# WinCC V7.0 startet nicht :-(



## Move (3 März 2009)

Hi Leute,

habe auf meinem Rechner WinCC V7.0 RT128 mit Lizenz installiert und nu startet dat Ding nicht.
Man sieht nur kurz den WinCC Explorer und dann ist alles wieder zu und man steht wieder aufm Windows Desktop. Was kann das sein. Habe auf meinem Laptop nur eingeschränkte Administratorrechte, aber das kann m.E. nicht der Grund sein??

WinXp Prof  2002 SP3
Automation License Manager Professional; V3.0 + SP1;
 MS Update; V1.0 + SP1;
 S7-PLCSIM Professional 2006 SR4; V5.4 + SP1;
 S7-GRAPH Professional 2006 SR4; V5.3 + SP5;
 S7-SCL Professional 2006 SR4; V5.3 + SP4;
 SIMATIC NET PC Software; V7.0 + Hotfix 1; 
 STEP 7 Professional 2006 SR4; V5.4 + SP3 + HF1;
 SIMATIC WinCC; V7.0;


----------



## Ralle (3 März 2009)

Es gibt so einige Siemens-Software, die Admin-Rechte beansprucht. Das würde ich zuerst mal ausprobieren!


----------



## Fraggle (12 August 2009)

habe das Gleiche Problem - auch als Administrator - 
Hast du schon eine Lösung gefunden?


----------



## Farinin (13 August 2009)

Habt ihr wirklich erst Version 7.0? Ich weiss es zwar nicht aber vielleicht solltet ihr das SP1 und das HF1 einspielen! 

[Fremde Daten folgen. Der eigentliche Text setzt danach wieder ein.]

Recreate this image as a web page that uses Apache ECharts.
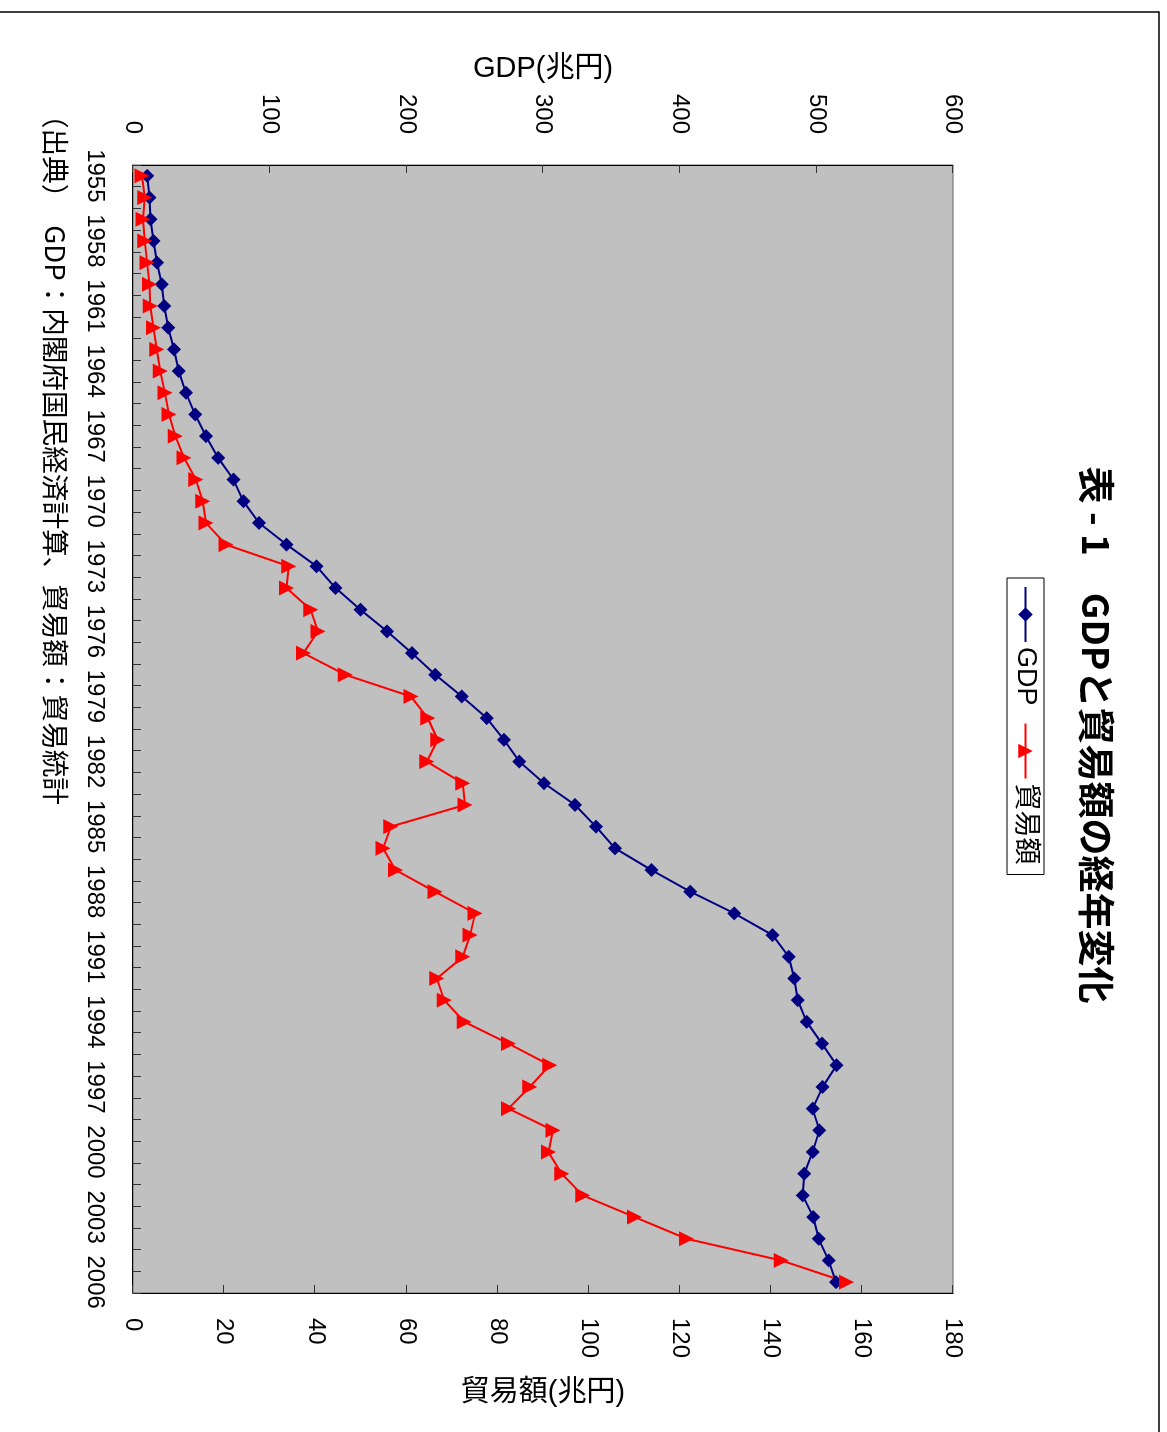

http://support.automation.siemens.c...tandard&viewreg=WW&objid=10805584&treeLang=de


----------



## paula23 (17 August 2009)

Hallo, 

mit WinXP SP3,
die Version V7.0 läuft zwar nicht mit Runtime aber der Explorer funktioniert! Jedenfalls was das bei mir so.

Versuch doch mal nur das Runtime zu starten ohne den Explorer, ghet das ? Hast du WinCC Flex installiert, das kann auch zu Problemen führen!?

Servus.


----------